NYC Council OKs Sick Days Plan

NEW YORK (AP) —

In a significant victory amid a push for paid sick time laws around the country, city lawmakers voted Wednesday to make businesses provide the benefit to an estimated one million workers who don’t have it now.

Saying they hoped that requiring sick leave in the nation’s largest metropolis would set an example, City Council members positioned New York to become the most populous place to approve such a law during a campaign that has scored several victories but also a number of defeats. A mayoral veto is expected, but so is an override.

Advocates see the measure as a signal accomplishment, although it has some significant limits and conditions.

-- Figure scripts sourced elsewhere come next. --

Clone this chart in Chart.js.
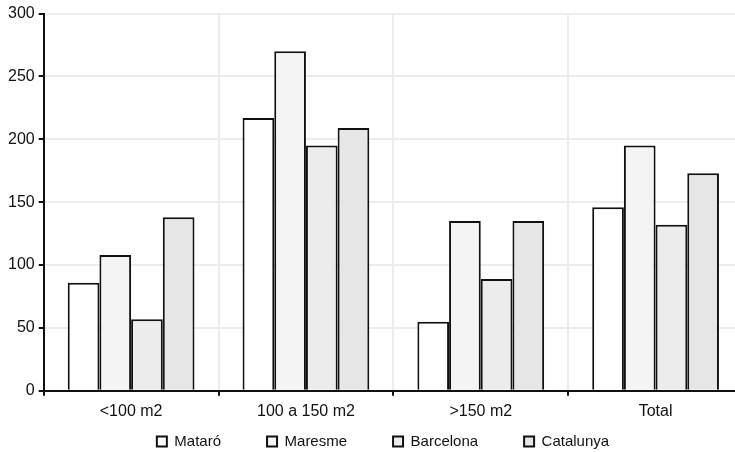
<!DOCTYPE html>
<html>
<head>
<meta charset="utf-8">
<script src="https://cdn.jsdelivr.net/npm/chart.js@4"></script>
<style>
  html, body { margin: 0; padding: 0; background: #fff; overflow: hidden; }
  #wrap { width: 735px; height: 452px; overflow: hidden; }
</style>
</head>
<body>
<div id="wrap"><canvas id="myChart" width="743" height="452"></canvas></div>
<script>
// categories and series
const categories = ['<100 m2', '100 a 150 m2', '>150 m2', 'Total'];
const mataro = [86, 217, 55, 146];
const maresme = [108, 270, 135, 195];
const barcelona = [57, 195, 89, 132];
const catalunya = [138, 209, 135, 173];
const yTicks = [0, 50, 100, 150, 200, 250, 300];

Chart.defaults.font.family = '"Liberation Sans Narrow", "Liberation Sans", Arial, sans-serif';
Chart.defaults.font.size = 16;
Chart.defaults.color = '#111';

function makeSet(label, data, fill) {
    return {
        label: label,
        data: data,
        backgroundColor: fill,
        borderColor: '#111',
        borderWidth: 2,
        borderSkipped: 'bottom'
    };
}

// keep the legend short in the layout, then place its row near the bottom
const legendSpot = {
    id: 'legendSpot',
    beforeInit(chart) {
        const legend = chart.legend;
        if (!legend) return;
        const fit = legend.fit;
        legend.fit = function () {
            fit.call(this);
            this.height = 25;
        };
    },
    beforeDraw(chart) {
        if (!chart.legend) return;
        chart.legend.top = chart.height - 64;
        chart.legend.left = 23;
    }
};

const ctx = document.getElementById('myChart').getContext('2d');
new Chart(ctx, {
    type: 'bar',
    data: {
        labels: categories,
        datasets: [
            makeSet('Mataró', mataro, '#ffffff'),
            makeSet('Maresme', maresme, '#f4f4f4'),
            makeSet('Barcelona', barcelona, '#ececec'),
            makeSet('Catalunya', catalunya, '#e6e6e6')
        ]
    },
    plugins: [legendSpot],
    options: {
        responsive: false,
        animation: false,
        layout: { padding: { top: 10, right: 0, left: 4, bottom: 0 } },
        datasets: { bar: { categoryPercentage: 0.725, barPercentage: 1.0 } },
        plugins: {
            tooltip: { enabled: false },
            legend: {
                position: 'bottom',
                labels: {
                    boxWidth: 10,
                    boxHeight: 10,
                    padding: 46,
                    font: { size: 15 },
                    color: '#111'
                }
            }
        },
        scales: {
            x: {
                grid: { color: '#ececec', lineWidth: 2, tickColor: '#111', tickLength: 5 },
                border: { color: '#111', width: 2 },
                ticks: { padding: 6 }
            },
            y: {
                min: 0,
                max: 300,
                afterBuildTicks: axis => { axis.ticks = yTicks.map(v => ({ value: v })); },
                grid: { color: '#ececec', lineWidth: 2, tickColor: '#111', tickLength: 5 },
                border: { color: '#111', width: 2 },
                ticks: { padding: 4 }
            }
        }
    }
});
</script>
</body>
</html>
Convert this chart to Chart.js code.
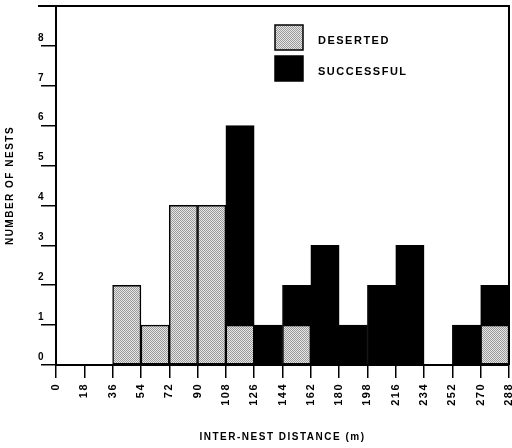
<!DOCTYPE html>
<html>
<head>
<meta charset="utf-8">
<script src="https://cdn.jsdelivr.net/npm/chart.js@4.4.1/dist/chart.umd.min.js"></script>
<style>
  html, body { margin: 0; padding: 0; background: #fff; }
  #wrap { width: 512px; height: 448px; }
</style>
</head>
<body>
<div id="wrap"><canvas id="myChart" width="512" height="448"></canvas></div>
<script>
// bin edges (m) - also the x tick labels
var distanceEdges = [0, 18, 36, 54, 72, 90, 108, 126, 144, 162, 180, 198, 216, 234, 252, 270, 288];
// number of nests per 18 m bin
var deserted   = [0, 0, 2, 1, 4, 4, 1, 0, 1, 0, 0, 0, 0, 0, 0, 1];
var successful = [0, 0, 0, 0, 0, 0, 5, 1, 1, 3, 1, 2, 3, 0, 1, 1];
var nestTicks  = [0, 1, 2, 3, 4, 5, 6, 7, 8];

//stipple fill for the deserted bars
function stipple(){
    var c = document.createElement("canvas");
    c.width = 2; c.height = 2;
    var g = c.getContext("2d");
    g.fillStyle = "#e6e6e6"; g.fillRect(0, 0, 2, 2);
    g.fillStyle = "#9a9a9a"; g.fillRect(0, 0, 1, 1); g.fillRect(1, 1, 1, 1);
    return g.createPattern(c, "repeat");
}

function toPoints(values){
    var pts = [];
    for (var i = 0; i < values.length; i++) {
        pts.push({x: (distanceEdges[i] + distanceEdges[i + 1]) / 2, y: values[i] === 0 ? null : values[i]});
    }
    return pts;
}

var FONT = "'Liberation Sans', Arial, sans-serif";

var framePlugin = {
    id: "frame",
    beforeDraw: function(chart){
        chart.ctx.letterSpacing = "1.5px";
    },
    afterDraw: function(chart){
        var ctx = chart.ctx, a = chart.chartArea;
        ctx.save();
        ctx.strokeStyle = "#000";
        ctx.lineWidth = 2;
        ctx.beginPath();
        ctx.moveTo(a.left - 18, a.top);
        ctx.lineTo(a.right, a.top);
        ctx.lineTo(a.right, a.bottom);
        ctx.stroke();

        //legend inside the plot
        ctx.font = "bold 11px " + FONT;
        ctx.textBaseline = "middle";
        ctx.fillStyle = "#000";
        chart.data.datasets.forEach(function(ds, i){
            var x = a.left + 219, y = a.top + 19 + i * 31;
            ctx.fillStyle = ds.backgroundColor;
            ctx.fillRect(x, y, 28, 25);
            ctx.lineWidth = 1.5;
            ctx.strokeRect(x, y, 28, 25);
            ctx.fillStyle = "#000";
            ctx.fillText(ds.label, x + 43, y + 16);
        });
        ctx.restore();
    }
};

var myChart = document.getElementById("myChart").getContext("2d");
var chart = new Chart(myChart, {
    type: "bar",
    data: {
        datasets: [
            {
                label: "DESERTED",
                data: toPoints(deserted),
                backgroundColor: stipple(),
                borderColor: "#000",
                borderWidth: 1.5,
                borderSkipped: false,
                barPercentage: 1,
                categoryPercentage: 1
            },
            {
                label: "SUCCESSFUL",
                data: toPoints(successful),
                backgroundColor: "#000",
                borderColor: "#000",
                borderWidth: 1,
                barPercentage: 1,
                categoryPercentage: 1
            }
        ]
    },
    options: {
        responsive: false,
        animation: false,
        layout: { padding: { top: 6, right: 3, left: 0, bottom: 0 } },
        plugins: {
            legend: { display: false },
            tooltip: { enabled: false }
        },
        scales: {
            x: {
                type: "linear",
                stacked: true,
                offset: false,
                min: distanceEdges[0],
                max: distanceEdges[distanceEdges.length - 1],
                afterBuildTicks: function(scale){
                    scale.ticks = distanceEdges.map(function(v){ return {value: v}; });
                },
                afterFit: function(scale){
                    scale.height = 83;
                    scale.paddingLeft = 0;
                    scale.paddingRight = 0;
                },
                grid: { offset: false, drawOnChartArea: false, tickLength: 13, color: "#000", lineWidth: 1.5 },
                border: { display: true, color: "#000", width: 2 },
                ticks: {
                    autoSkip: false,
                    minRotation: 90,
                    maxRotation: 90,
                    padding: 5,
                    color: "#000",
                    font: { family: FONT, size: 11, weight: "bold" }
                },
                title: {
                    display: true,
                    text: "INTER-NEST DISTANCE (m)",
                    color: "#000",
                    padding: { top: 4, bottom: 5 },
                    font: { family: FONT, size: 10, weight: "bold" }
                }
            },
            y: {
                stacked: true,
                min: 0,
                max: 9,
                afterBuildTicks: function(scale){
                    scale.ticks = nestTicks.map(function(v){ return {value: v}; });
                },
                afterFit: function(scale){
                    scale.width = 56;
                    scale.paddingTop = 0;
                    scale.paddingBottom = 0;
                },
                grid: { drawOnChartArea: false, tickLength: 15, color: "#000", lineWidth: 1.5 },
                border: { display: true, color: "#000", width: 2 },
                ticks: {
                    padding: -4,
                    labelOffset: -8,
                    color: "#000",
                    font: { family: FONT, size: 10, weight: "bold" }
                },
                title: {
                    display: true,
                    text: "NUMBER OF NESTS",
                    color: "#000",
                    padding: 4,
                    font: { family: FONT, size: 10, weight: "bold" }
                }
            }
        }
    },
    plugins: [framePlugin]
});
</script>
</body>
</html>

“It’s very important that it’s happening in the biggest city,” said Ellen Bravo, executive director of Family Values at Work, which promotes paid sick time initiatives around the country.

Supporters see paid sick time as a basic matter of working conditions, akin to a minimum wage, and a way to stop coughing, sneezing employees from spreading germs to their colleagues and customers. The New York measure’s sponsor, Councilwoman Gale Brewer, says it’s about “a workplace that is safe, fair and respectful of the lives of workers.”

Critics say some small enterprises can’t afford the benefit and businesses resent the implication that they’re forcing ailing employees to come in to work and creating a public health problem.

Government should let bosses and employees work out sick time arrangements on their own, they say.

“These are sort of one-size-fits-all policies that don’t work well in many industries,” said Michael Saltsman of the Employment Policies Institute, a research group.

Mayor Michael Bloomberg complained that the measure would “hurt small businesses and stifle job creation” in a statement in March, when advocates reached an agreement on the measure with City Council Speaker Christine Quinn. She had declined for three years to bring the proposal to a vote, but she came under increasing pressure to support it this year, when she’s also is campaigning for mayor.

Employees of businesses with 20 or more workers would get up to five paid sick days a year beginning in April 2014; the benefit would kick in by October 2015 at enterprises with 15 to 19 workers. All others would have to provide five unpaid sick days per year, meaning that workers couldn’t get fired for using those days.

Manufacturing companies would be exempt because they’re struggling, Quinn said.